The way I hate him now,I can even plan his death.have been plotting of a good strategic way to kill him,so no one would suspect me
How can someone who claimed he loves me,just turn out to say the most hurtful things to me
So I thought we were in love,I don't understand that opportunity part


its unfortunate he made up his mind from the onset to cheat. pls clear your mind of any form of negativity pls, killing him will only put you in more trouble and sadness. Find ways of making yourself happy and take care of your kids.
Re: A Mail From My Husband by WaterTheMonk(m): 7:38am On Sep 21, 2020
Mrsmansson:
In order not to reveal so much info I wouldn't upload the mail he sent
This was a very nice caring man few years ago oh
Marriage na wa sha

Okay whenever we ve a fight,he would always say the number of kids I want in this life must not come from you alone
part
I think I know exactly how you feel but what if he didn't really mean it? It's an expensive joke. No one who is serious sends such messages through mail
Re: A Mail From My Husband by Nobody: 10:40am On Sep 21, 2020
This is an old thread. just hope this woman has not gotten herself into trouble because of man issue or even killed herself cos judging from all her posts, she sounds depressed as all her post are man-cheating related problems.
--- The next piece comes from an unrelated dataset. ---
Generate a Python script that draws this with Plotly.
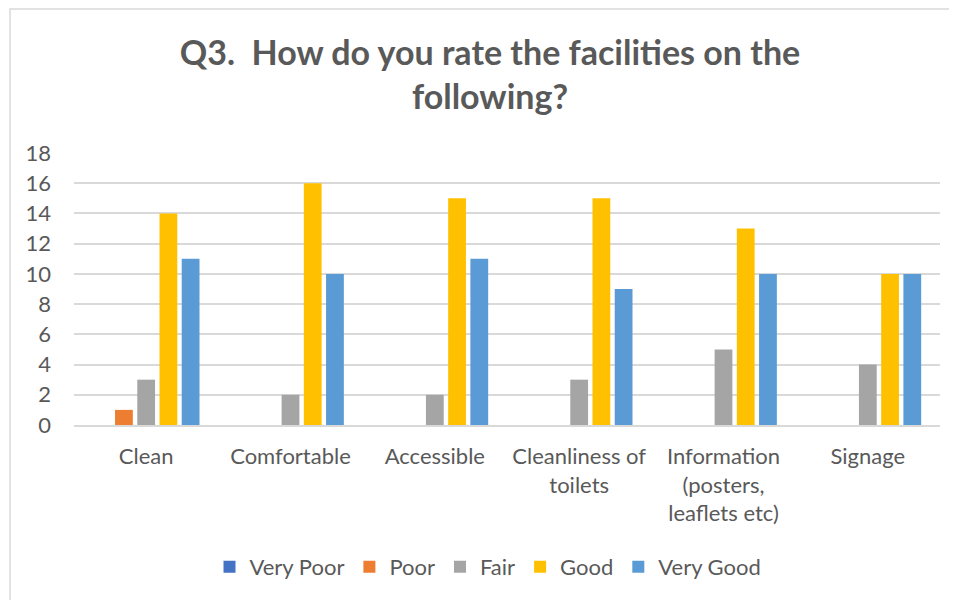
import plotly.graph_objects as go

categories = ["Clean", "Comfortable", "Accessible", "Cleanliness of<br>toilets",
              "Information<br>(posters,<br>leaflets etc)", "Signage"]
very_poor = [0, 0, 0, 0, 0, 0]
poor = [1, 0, 0, 0, 0, 0]
fair = [3, 2, 2, 3, 5, 4]
good = [14, 16, 15, 15, 13, 10]
very_good = [11, 10, 11, 9, 10, 10]
y_ticks = [0, 2, 4, 6, 8, 10, 12, 14, 16, 18]

series = [
    ("Very Poor", very_poor, "#4472C4"),
    ("Poor", poor, "#ED7D31"),
    ("Fair", fair, "#A5A5A5"),
    ("Good", good, "#FFC000"),
    ("Very Good", very_good, "#5B9BD5"),
]

FONT = "Lato, Carlito, Calibri, sans-serif"
TXT = "#595959"

fig = go.Figure()
for name, vals, col in series:
    fig.add_trace(go.Bar(name=name, x=categories, y=vals, marker_color=col,
                         marker_line_width=0))

# page body has an 8px margin, so figure coords = screen coords - 8
W, H = 949, 592
L, R, T, B = 66, 17, 145, 175
pw, ph = W - L - R, H - T - B

def px_x(p):
    return (p - L) / pw

def px_y(p):
    return (H - B - p) / ph

fig.update_layout(
    width=W, height=H,
    margin=dict(l=L, r=R, t=T, b=B),
    paper_bgcolor="white", plot_bgcolor="white",
    font=dict(family=FONT, color=TXT, size=22),
    title=dict(text="Q3.\u00a0 How do you rate the facilities on the<br>following?",
               font=dict(family=FONT, size=34, color=TXT, weight="bold"),
               x=px_x(482), xanchor="center", xref="paper",
               y=1 - 57 / H, yanchor="middle", yref="container"),
    barmode="group", bargap=0.23, bargroupgap=0.2,
    showlegend=True,
    legend=dict(orientation="h", x=px_x(480), xanchor="center",
                y=px_y(559), yanchor="middle",
                font=dict(family=FONT, size=22, color=TXT),
                traceorder="normal"),
    xaxis=dict(showgrid=False, zeroline=False, showline=True, linecolor="#D9D9D9",
               linewidth=1.5, ticks="", tickfont=dict(family=FONT, size=22, color=TXT),
               ticklabelstandoff=11),
    yaxis=dict(range=[0, 18], tickvals=y_ticks, showgrid=True, gridcolor="#D9D9D9",
               gridwidth=1.5, zeroline=False, showline=False, ticks="",
               tickfont=dict(family=FONT, size=22, color=TXT), ticklabelstandoff=22),
    shapes=[dict(type="rect", xref="paper", yref="paper",
                 x0=px_x(2), x1=px_x(1000), y0=px_y(640), y1=px_y(1),
                 line=dict(color="#D9D9D9", width=1.5), fillcolor="rgba(0,0,0,0)",
                 layer="below")],
)

fig.write_html("out.html")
Marriage is not by force. If you can't agree on common grounds, then find your square roots instead of threatening to kill your spouse.

Husband this, husband that. Stay, complain. Go, threats. Na wa o..

Singles, If you know you're not ready for nonsense, don't go into marriage cos there is no way you wont see nonsense or do nonsense once in a while.

Marriage is a workload of complexities but with competent and well qualified skilled professionals (spouses) it can be well managed and made a heaven on Earth.